AJR Announces New Partnerships

From left to right: AJR Chief Executive Michael Newman, Center for Jewish History’s Chief of Archive and Library Services Rachel Miller and United Kingdom Special Envoy for Post-Holocaust Issues
The Association of Jewish Refugees (AJR) has announced two new partnerships which will enable audiences in the US and Europe to access and use the AJR Refugee Voices testimony archive.
In a first collaboration with a US partner, the entire collection of 270 AJR Refugee Voices interviews will now be held at the Center for Jewish History in New York, which provides a collaborative home for the American Jewish Historical Society, American Sephardi Federation, Yeshiva University Museum, the YIVO Institute for Jewish Research, and Leo Baeck Institute.
The Center for Jewish History’s Chief of Archive and Library Services, Rachel Miller said, “The Center for Jewish History is honoured to be the first US institution to provide access to these testimonies. These voices from the UK will broaden the rich digital footprint of the oral histories documenting the refugee and immigrant experiences of Central and Eastern European Jewish survivors, Iraqi Jews, and Soviet era refuseniks currently available to our US audience.”
The partnership with Austrian organisation erinnern.at and its online testimony platform weiter erzählen, opens up new digital learning avenues. This is the first time a collection of entire Refugee Voices interviews (Herta Kammerling, Walter Kammerling, John Chillag, Francis Max Steiner and Valerie Klimt) will be fully accessible online through a partner organisation. erinnern.at collects and presents video and audio interviews with victims of National Socialism with an Austrian connection. It is part of Austria’s Agency for Education and Internationalization which provides programmes for teaching and learning about National Socialism and the Holocaust.
Refugee Voices is AJR’s ground-breaking Holocaust testimony collection of filmed interviews with Jewish survivors and refugees from Nazi Europe who fled to Great Britain prior to the Second World War or who came to the country at war’s end. Alongside the filmed interviews, the archive comprises photographs and documents that describe, in their own words, the lives of a remarkable community of people.
AJR Refugee Voices can already be accessed at many of the world’s leading institutions for Holocaust studies and research, including Yad Vashem in Jerusalem, the Memorial de la Shoah in Paris and the Wiener Holocaust Library in London. The collection is also available for students at several UK and European Universities, such as Southampton, Essex and Leeds as well as the Freie University Berlin where it complements two other Holocaust survivor testimony archives. Recent publications using material from the Refugee Voices collection include Rebecca Clifford’s book ‘Survivors: Children Lives after the Holocaust’ and Deborah Cadbury book on Bunce Court entitled ‘The School that escaped the Nazis.’

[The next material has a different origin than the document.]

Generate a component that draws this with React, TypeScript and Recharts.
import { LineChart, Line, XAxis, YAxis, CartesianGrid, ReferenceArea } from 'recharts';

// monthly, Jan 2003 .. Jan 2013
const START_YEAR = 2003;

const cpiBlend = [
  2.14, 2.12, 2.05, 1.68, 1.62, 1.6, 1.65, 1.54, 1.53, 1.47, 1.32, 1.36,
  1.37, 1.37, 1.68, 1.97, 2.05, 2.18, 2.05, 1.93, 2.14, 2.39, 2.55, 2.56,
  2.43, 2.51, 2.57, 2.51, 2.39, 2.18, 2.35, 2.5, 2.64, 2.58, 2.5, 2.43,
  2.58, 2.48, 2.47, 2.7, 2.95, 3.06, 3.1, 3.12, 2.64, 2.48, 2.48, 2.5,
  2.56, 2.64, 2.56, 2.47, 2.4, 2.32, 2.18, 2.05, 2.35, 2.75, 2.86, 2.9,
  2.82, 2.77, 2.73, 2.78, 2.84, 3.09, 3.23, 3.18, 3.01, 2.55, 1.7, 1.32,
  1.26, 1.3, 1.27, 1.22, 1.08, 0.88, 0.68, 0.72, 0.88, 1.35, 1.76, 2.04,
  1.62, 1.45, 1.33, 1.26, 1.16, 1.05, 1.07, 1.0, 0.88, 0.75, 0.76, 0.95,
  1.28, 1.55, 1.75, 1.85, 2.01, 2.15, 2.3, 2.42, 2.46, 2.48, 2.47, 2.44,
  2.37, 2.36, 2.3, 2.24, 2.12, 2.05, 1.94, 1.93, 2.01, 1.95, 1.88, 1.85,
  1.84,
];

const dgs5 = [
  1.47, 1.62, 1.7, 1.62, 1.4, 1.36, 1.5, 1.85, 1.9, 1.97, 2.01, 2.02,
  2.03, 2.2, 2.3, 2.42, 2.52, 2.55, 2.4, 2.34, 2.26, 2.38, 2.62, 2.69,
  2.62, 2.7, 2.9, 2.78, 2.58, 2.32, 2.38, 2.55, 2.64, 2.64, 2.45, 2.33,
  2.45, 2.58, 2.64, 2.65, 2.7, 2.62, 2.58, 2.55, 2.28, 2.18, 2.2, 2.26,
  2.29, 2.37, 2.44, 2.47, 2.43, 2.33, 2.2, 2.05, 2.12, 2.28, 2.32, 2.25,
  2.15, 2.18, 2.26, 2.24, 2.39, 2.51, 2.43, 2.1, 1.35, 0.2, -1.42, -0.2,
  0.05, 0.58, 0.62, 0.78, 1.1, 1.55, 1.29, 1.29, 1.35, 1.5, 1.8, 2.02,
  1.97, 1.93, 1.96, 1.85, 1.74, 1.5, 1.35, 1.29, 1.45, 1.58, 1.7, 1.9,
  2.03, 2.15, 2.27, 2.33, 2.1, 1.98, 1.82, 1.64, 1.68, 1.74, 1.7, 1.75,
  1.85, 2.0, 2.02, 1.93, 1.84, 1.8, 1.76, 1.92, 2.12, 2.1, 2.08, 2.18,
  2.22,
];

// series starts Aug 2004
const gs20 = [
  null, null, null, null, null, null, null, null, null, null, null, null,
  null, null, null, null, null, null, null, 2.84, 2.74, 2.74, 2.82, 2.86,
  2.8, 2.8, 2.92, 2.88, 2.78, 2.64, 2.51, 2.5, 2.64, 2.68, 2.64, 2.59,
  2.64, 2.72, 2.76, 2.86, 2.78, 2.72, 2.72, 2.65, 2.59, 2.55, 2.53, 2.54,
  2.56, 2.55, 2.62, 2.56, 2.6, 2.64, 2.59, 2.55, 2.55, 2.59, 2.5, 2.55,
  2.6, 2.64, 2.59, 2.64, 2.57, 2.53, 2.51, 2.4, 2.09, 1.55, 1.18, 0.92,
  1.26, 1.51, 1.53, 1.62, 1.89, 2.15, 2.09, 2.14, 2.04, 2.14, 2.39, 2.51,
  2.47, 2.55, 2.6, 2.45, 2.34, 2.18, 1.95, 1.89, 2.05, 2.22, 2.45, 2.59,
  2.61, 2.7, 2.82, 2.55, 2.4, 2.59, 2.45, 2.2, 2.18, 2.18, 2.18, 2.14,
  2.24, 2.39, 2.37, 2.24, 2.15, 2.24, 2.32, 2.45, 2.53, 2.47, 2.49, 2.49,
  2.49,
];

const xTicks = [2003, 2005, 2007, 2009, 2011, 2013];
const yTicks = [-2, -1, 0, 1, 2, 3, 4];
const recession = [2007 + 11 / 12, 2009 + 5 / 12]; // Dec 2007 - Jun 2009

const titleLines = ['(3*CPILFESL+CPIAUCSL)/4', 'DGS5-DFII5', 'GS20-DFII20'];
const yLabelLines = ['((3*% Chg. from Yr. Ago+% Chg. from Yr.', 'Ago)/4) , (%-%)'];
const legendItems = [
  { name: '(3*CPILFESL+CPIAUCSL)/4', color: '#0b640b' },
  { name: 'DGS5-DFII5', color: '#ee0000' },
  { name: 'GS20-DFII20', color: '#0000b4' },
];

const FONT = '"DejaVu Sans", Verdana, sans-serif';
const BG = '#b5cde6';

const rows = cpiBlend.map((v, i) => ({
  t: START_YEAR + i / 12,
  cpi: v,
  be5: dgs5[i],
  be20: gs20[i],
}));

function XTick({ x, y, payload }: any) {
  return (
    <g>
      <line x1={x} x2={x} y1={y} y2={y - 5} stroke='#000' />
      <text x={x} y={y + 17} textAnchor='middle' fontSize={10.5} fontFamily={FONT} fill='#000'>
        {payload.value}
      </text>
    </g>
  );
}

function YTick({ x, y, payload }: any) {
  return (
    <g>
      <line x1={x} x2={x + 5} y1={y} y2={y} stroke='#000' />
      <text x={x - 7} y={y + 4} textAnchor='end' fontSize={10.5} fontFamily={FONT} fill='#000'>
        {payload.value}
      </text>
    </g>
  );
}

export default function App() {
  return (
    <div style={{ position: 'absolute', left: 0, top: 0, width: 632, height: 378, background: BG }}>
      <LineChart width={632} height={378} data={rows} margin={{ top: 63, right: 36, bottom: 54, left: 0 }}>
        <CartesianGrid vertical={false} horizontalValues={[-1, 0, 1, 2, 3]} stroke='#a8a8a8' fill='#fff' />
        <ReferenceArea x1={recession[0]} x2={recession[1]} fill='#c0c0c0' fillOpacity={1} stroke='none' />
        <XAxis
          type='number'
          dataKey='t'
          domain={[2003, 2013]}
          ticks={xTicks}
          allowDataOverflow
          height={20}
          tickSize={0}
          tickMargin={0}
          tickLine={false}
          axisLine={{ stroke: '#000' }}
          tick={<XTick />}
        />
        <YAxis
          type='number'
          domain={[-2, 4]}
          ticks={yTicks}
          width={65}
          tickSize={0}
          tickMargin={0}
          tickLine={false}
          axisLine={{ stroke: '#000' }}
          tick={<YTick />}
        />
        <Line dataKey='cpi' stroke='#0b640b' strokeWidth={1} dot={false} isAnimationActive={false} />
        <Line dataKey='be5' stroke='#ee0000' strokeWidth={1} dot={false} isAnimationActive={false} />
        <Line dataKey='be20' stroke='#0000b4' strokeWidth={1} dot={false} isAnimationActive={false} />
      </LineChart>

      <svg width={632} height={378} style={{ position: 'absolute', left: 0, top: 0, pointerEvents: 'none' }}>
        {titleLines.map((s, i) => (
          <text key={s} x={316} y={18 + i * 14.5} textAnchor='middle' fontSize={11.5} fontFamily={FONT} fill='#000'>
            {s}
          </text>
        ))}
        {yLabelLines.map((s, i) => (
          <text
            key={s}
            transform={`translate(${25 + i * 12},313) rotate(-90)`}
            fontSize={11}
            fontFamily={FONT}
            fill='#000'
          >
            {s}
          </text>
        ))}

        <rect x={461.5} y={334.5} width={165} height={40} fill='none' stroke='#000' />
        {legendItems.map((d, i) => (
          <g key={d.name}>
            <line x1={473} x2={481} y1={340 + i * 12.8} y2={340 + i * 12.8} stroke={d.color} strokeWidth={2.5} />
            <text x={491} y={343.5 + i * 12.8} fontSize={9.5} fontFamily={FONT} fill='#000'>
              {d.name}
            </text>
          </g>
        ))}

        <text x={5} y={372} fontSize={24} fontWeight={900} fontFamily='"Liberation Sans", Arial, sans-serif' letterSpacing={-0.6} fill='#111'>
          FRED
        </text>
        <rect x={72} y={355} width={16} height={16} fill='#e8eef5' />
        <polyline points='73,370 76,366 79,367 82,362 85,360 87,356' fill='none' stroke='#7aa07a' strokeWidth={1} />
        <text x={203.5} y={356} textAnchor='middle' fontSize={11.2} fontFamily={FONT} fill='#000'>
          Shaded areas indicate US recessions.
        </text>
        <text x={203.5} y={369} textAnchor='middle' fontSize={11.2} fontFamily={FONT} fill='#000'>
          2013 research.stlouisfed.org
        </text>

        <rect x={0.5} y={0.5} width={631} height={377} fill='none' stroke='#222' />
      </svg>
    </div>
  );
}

Dr Bea Lewkowicz, director of the AJR Refugee Archive, said, “As we approach the 20th anniversary of the establishment of Refugee Voices, we are delighted to expand our international partnership and to share the many Holocaust testimonies we have collected with new audiences. It is our fervent hope that the precious stories we have captured will be used for research and study, to combat Holocaust denial and distortion, and to preserve for posterity a unique history and cultural heritage.”
The AJR is the leading national charitable organisation exclusively delivering social, welfare and volunteer services to Jewish victims of Nazi oppression living in Great Britain.
The AJR is also the largest supporter of Holocaust educational programmes, projects and initiatives to commemorate the Holocaust in the UK.
The AJR has produced the ground-breaking audio-visual testimony archive, Refugee Voices. This collection of 250 filmed interviews creates a legacy of the experiences of the refugees and will advance and enhance Holocaust research for future generations. Refugee Voices enables Holocaust researchers and scholars to watch up to 500 hours of film and read fully edited and transcribed accounts. Researchers are assisted by timecodes that, together with a summary sheet and key words section, direct users to specific sections of the films.
The AJR’s ‘My Story’ project tells the life stories of Jewish refugees and Holocaust survivors through the production of individual life story books to be kept as treasured memories and tools for reminiscence and to raise awareness about the Holocaust and Nazi oppression.